* **WHAT TO PRODUCE**
Faithfully return all lines, omitting every embedded picture.

* **SOURCE DATA**
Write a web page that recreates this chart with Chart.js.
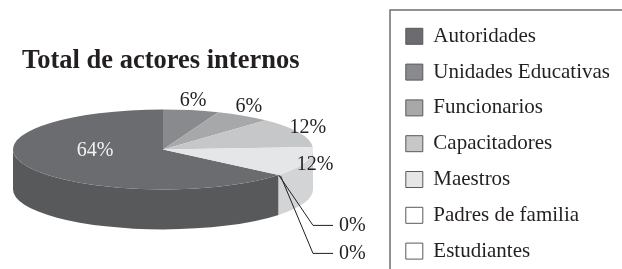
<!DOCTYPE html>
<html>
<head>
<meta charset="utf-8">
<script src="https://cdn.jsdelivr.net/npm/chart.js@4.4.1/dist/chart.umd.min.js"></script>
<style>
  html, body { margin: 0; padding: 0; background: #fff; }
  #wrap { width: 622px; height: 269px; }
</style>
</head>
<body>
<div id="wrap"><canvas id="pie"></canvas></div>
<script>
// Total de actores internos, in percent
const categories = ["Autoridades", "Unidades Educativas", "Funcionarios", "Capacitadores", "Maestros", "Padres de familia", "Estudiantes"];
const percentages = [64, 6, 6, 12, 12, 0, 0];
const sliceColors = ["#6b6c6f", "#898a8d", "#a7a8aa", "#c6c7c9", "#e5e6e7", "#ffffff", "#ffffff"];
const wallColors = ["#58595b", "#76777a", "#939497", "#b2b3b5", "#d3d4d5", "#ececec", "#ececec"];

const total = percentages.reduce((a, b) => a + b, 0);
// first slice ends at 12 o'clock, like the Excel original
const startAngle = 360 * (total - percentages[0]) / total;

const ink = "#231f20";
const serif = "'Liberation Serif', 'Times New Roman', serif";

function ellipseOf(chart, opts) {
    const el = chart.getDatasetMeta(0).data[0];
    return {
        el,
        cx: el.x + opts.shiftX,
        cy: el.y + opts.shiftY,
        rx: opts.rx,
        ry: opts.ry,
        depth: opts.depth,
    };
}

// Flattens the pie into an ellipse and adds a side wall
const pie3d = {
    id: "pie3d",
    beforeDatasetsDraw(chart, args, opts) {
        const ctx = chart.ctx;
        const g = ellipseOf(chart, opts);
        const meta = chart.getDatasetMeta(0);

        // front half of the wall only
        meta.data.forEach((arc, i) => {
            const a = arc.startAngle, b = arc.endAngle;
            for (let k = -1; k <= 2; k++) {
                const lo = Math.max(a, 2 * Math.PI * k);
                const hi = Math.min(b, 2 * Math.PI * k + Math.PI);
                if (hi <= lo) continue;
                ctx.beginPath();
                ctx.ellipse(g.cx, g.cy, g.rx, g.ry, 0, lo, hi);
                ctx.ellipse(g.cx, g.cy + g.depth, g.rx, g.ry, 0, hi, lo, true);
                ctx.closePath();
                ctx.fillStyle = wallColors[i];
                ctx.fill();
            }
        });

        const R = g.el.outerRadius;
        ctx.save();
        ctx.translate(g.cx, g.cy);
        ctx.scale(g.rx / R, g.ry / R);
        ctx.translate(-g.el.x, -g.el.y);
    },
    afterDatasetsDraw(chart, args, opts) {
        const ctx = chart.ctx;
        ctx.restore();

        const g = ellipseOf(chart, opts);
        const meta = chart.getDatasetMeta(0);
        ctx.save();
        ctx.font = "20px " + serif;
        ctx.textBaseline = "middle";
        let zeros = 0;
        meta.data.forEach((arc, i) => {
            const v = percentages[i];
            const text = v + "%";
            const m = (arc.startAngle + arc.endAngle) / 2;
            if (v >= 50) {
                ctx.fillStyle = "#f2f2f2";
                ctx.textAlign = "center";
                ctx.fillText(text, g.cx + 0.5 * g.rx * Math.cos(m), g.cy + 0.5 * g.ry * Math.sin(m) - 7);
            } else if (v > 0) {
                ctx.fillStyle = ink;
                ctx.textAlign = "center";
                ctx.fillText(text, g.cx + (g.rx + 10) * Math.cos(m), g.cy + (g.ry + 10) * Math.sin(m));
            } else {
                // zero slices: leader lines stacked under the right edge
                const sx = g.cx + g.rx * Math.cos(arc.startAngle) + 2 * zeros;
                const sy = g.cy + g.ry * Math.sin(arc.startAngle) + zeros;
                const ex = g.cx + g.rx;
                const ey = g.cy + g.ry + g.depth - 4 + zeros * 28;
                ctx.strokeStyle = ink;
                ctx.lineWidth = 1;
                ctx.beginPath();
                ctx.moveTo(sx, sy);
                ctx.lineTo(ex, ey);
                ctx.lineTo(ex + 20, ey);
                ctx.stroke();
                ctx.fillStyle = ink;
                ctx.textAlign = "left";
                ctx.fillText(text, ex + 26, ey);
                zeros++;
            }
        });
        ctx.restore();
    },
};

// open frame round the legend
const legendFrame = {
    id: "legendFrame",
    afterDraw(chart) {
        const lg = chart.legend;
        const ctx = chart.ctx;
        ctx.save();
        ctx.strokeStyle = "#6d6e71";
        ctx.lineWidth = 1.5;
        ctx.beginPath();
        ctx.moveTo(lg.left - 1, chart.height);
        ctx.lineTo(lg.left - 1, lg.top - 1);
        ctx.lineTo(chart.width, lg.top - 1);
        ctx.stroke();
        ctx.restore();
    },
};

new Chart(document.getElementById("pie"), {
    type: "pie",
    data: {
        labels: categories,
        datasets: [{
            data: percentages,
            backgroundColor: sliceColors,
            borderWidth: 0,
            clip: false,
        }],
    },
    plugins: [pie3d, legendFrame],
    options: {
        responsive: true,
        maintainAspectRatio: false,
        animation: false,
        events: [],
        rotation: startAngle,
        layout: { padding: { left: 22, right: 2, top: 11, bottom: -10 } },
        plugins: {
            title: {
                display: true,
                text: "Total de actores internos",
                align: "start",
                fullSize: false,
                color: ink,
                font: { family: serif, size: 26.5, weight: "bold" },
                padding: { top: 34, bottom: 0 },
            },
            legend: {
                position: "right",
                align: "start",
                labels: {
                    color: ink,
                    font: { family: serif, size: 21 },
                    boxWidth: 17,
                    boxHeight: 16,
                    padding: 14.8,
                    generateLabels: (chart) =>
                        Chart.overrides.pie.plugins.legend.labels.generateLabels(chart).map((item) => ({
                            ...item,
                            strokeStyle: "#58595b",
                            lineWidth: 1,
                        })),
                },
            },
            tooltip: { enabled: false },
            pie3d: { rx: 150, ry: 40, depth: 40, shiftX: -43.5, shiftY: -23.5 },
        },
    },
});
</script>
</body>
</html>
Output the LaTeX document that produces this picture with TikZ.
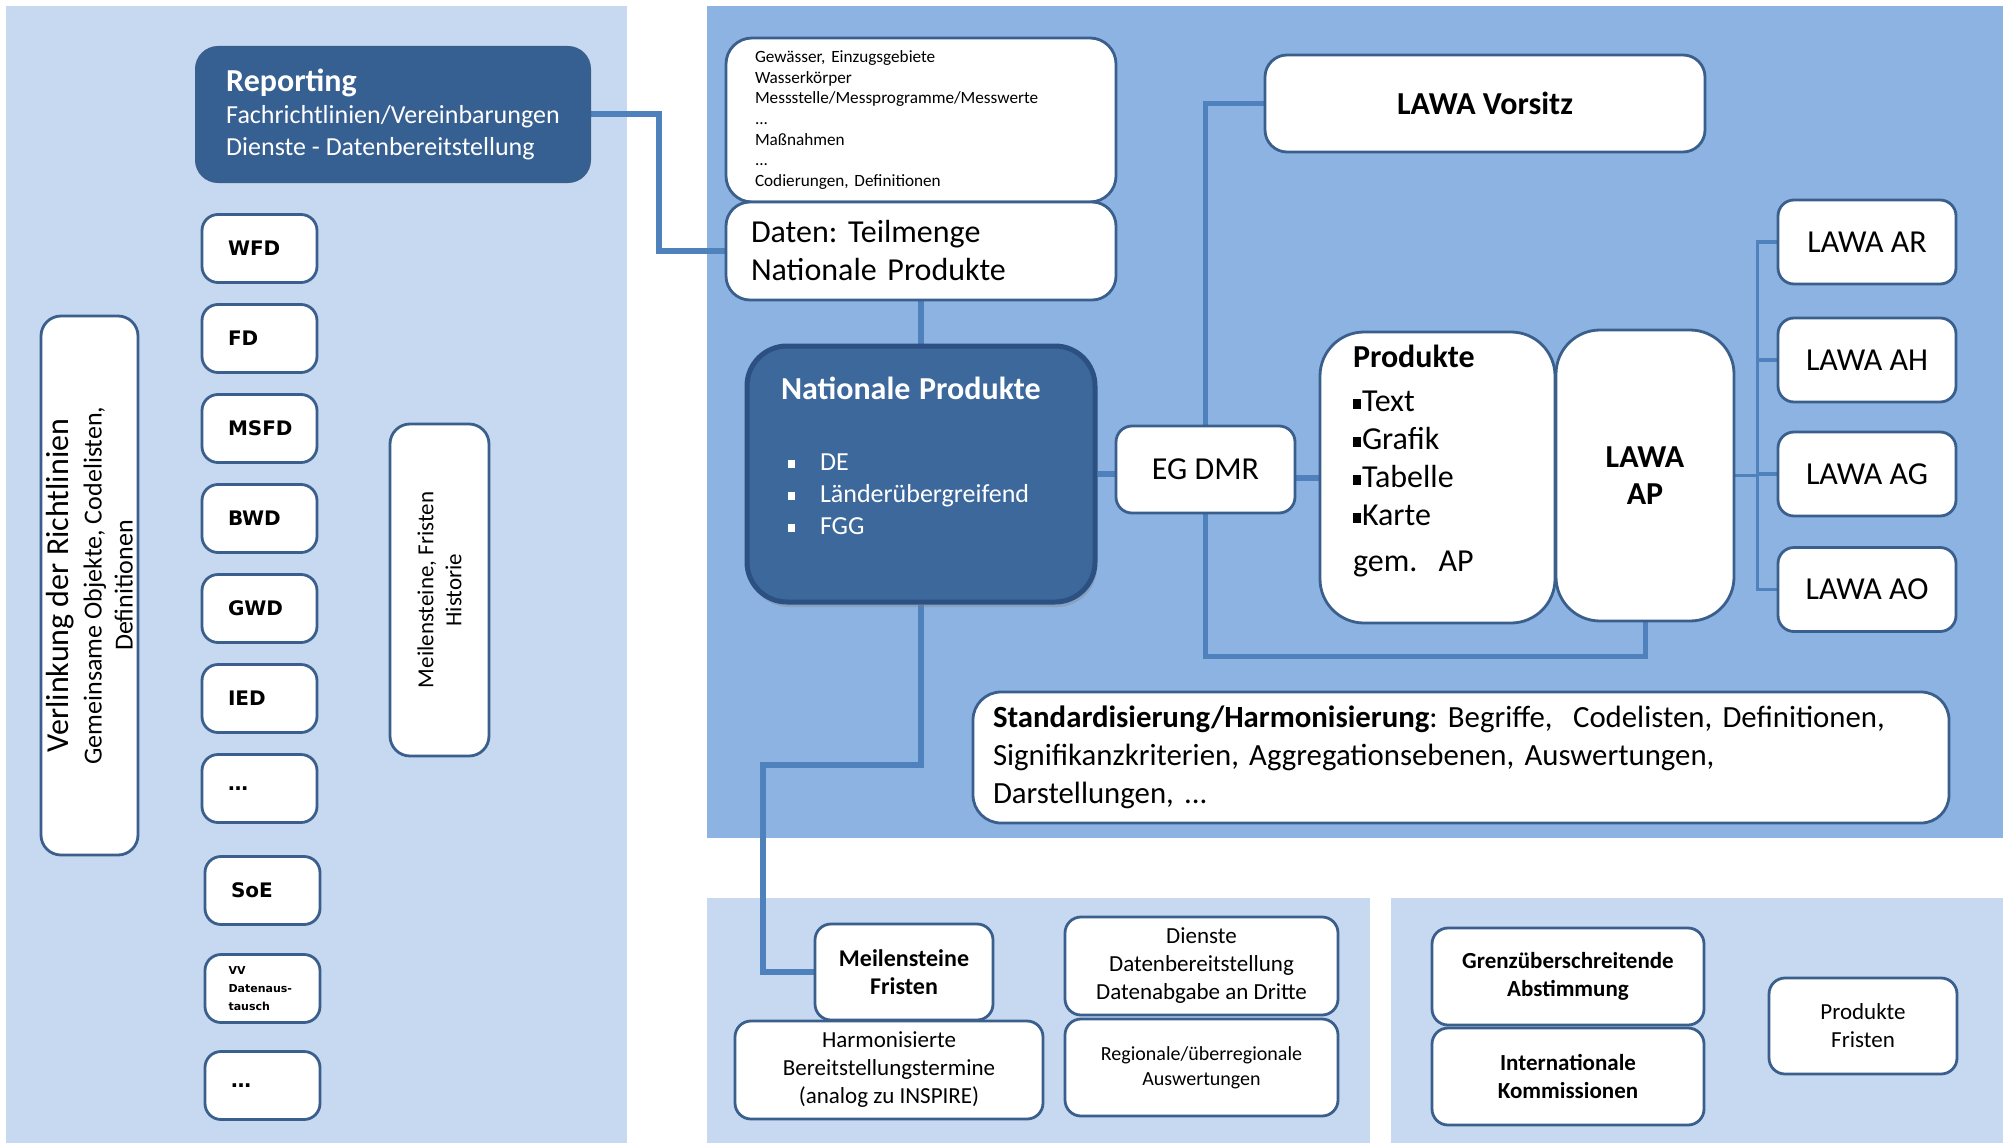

* **RESULT FOR THIS TASK**
Write a web page that recreates this chart with Chart.js.
<!DOCTYPE html>
<html>
<head>
<meta charset="utf-8">
<script src="https://cdn.jsdelivr.net/npm/chart.js@4.4.1/dist/chart.umd.min.js"></script>
<style>
  html, body { margin: 0; padding: 0; background: #fff; }
  #wrap { width: 622px; height: 269px; }
</style>
</head>
<body>
<div id="wrap"><canvas id="pie"></canvas></div>
<script>
// Total de actores internos, in percent
const categories = ["Autoridades", "Unidades Educativas", "Funcionarios", "Capacitadores", "Maestros", "Padres de familia", "Estudiantes"];
const percentages = [64, 6, 6, 12, 12, 0, 0];
const sliceColors = ["#6b6c6f", "#898a8d", "#a7a8aa", "#c6c7c9", "#e5e6e7", "#ffffff", "#ffffff"];
const wallColors = ["#58595b", "#76777a", "#939497", "#b2b3b5", "#d3d4d5", "#ececec", "#ececec"];

const total = percentages.reduce((a, b) => a + b, 0);
// first slice ends at 12 o'clock, like the Excel original
const startAngle = 360 * (total - percentages[0]) / total;

const ink = "#231f20";
const serif = "'Liberation Serif', 'Times New Roman', serif";

function ellipseOf(chart, opts) {
    const el = chart.getDatasetMeta(0).data[0];
    return {
        el,
        cx: el.x + opts.shiftX,
        cy: el.y + opts.shiftY,
        rx: opts.rx,
        ry: opts.ry,
        depth: opts.depth,
    };
}

// Flattens the pie into an ellipse and adds a side wall
const pie3d = {
    id: "pie3d",
    beforeDatasetsDraw(chart, args, opts) {
        const ctx = chart.ctx;
        const g = ellipseOf(chart, opts);
        const meta = chart.getDatasetMeta(0);

        // front half of the wall only
        meta.data.forEach((arc, i) => {
            const a = arc.startAngle, b = arc.endAngle;
            for (let k = -1; k <= 2; k++) {
                const lo = Math.max(a, 2 * Math.PI * k);
                const hi = Math.min(b, 2 * Math.PI * k + Math.PI);
                if (hi <= lo) continue;
                ctx.beginPath();
                ctx.ellipse(g.cx, g.cy, g.rx, g.ry, 0, lo, hi);
                ctx.ellipse(g.cx, g.cy + g.depth, g.rx, g.ry, 0, hi, lo, true);
                ctx.closePath();
                ctx.fillStyle = wallColors[i];
                ctx.fill();
            }
        });

        const R = g.el.outerRadius;
        ctx.save();
        ctx.translate(g.cx, g.cy);
        ctx.scale(g.rx / R, g.ry / R);
        ctx.translate(-g.el.x, -g.el.y);
    },
    afterDatasetsDraw(chart, args, opts) {
        const ctx = chart.ctx;
        ctx.restore();

        const g = ellipseOf(chart, opts);
        const meta = chart.getDatasetMeta(0);
        ctx.save();
        ctx.font = "20px " + serif;
        ctx.textBaseline = "middle";
        let zeros = 0;
        meta.data.forEach((arc, i) => {
            const v = percentages[i];
            const text = v + "%";
            const m = (arc.startAngle + arc.endAngle) / 2;
            if (v >= 50) {
                ctx.fillStyle = "#f2f2f2";
                ctx.textAlign = "center";
                ctx.fillText(text, g.cx + 0.5 * g.rx * Math.cos(m), g.cy + 0.5 * g.ry * Math.sin(m) - 7);
            } else if (v > 0) {
                ctx.fillStyle = ink;
                ctx.textAlign = "center";
                ctx.fillText(text, g.cx + (g.rx + 10) * Math.cos(m), g.cy + (g.ry + 10) * Math.sin(m));
            } else {
                // zero slices: leader lines stacked under the right edge
                const sx = g.cx + g.rx * Math.cos(arc.startAngle) + 2 * zeros;
                const sy = g.cy + g.ry * Math.sin(arc.startAngle) + zeros;
                const ex = g.cx + g.rx;
                const ey = g.cy + g.ry + g.depth - 4 + zeros * 28;
                ctx.strokeStyle = ink;
                ctx.lineWidth = 1;
                ctx.beginPath();
                ctx.moveTo(sx, sy);
                ctx.lineTo(ex, ey);
                ctx.lineTo(ex + 20, ey);
                ctx.stroke();
                ctx.fillStyle = ink;
                ctx.textAlign = "left";
                ctx.fillText(text, ex + 26, ey);
                zeros++;
            }
        });
        ctx.restore();
    },
};

// open frame round the legend
const legendFrame = {
    id: "legendFrame",
    afterDraw(chart) {
        const lg = chart.legend;
        const ctx = chart.ctx;
        ctx.save();
        ctx.strokeStyle = "#6d6e71";
        ctx.lineWidth = 1.5;
        ctx.beginPath();
        ctx.moveTo(lg.left - 1, chart.height);
        ctx.lineTo(lg.left - 1, lg.top - 1);
        ctx.lineTo(chart.width, lg.top - 1);
        ctx.stroke();
        ctx.restore();
    },
};

new Chart(document.getElementById("pie"), {
    type: "pie",
    data: {
        labels: categories,
        datasets: [{
            data: percentages,
            backgroundColor: sliceColors,
            borderWidth: 0,
            clip: false,
        }],
    },
    plugins: [pie3d, legendFrame],
    options: {
        responsive: true,
        maintainAspectRatio: false,
        animation: false,
        events: [],
        rotation: startAngle,
        layout: { padding: { left: 22, right: 2, top: 11, bottom: -10 } },
        plugins: {
            title: {
                display: true,
                text: "Total de actores internos",
                align: "start",
                fullSize: false,
                color: ink,
                font: { family: serif, size: 26.5, weight: "bold" },
                padding: { top: 34, bottom: 0 },
            },
            legend: {
                position: "right",
                align: "start",
                labels: {
                    color: ink,
                    font: { family: serif, size: 21 },
                    boxWidth: 17,
                    boxHeight: 16,
                    padding: 14.8,
                    generateLabels: (chart) =>
                        Chart.overrides.pie.plugins.legend.labels.generateLabels(chart).map((item) => ({
                            ...item,
                            strokeStyle: "#58595b",
                            lineWidth: 1,
                        })),
                },
            },
            tooltip: { enabled: false },
            pie3d: { rx: 150, ry: 40, depth: 40, shiftX: -43.5, shiftY: -23.5 },
        },
    },
});
</script>
</body>
</html>
Output the LaTeX document that produces this picture with TikZ.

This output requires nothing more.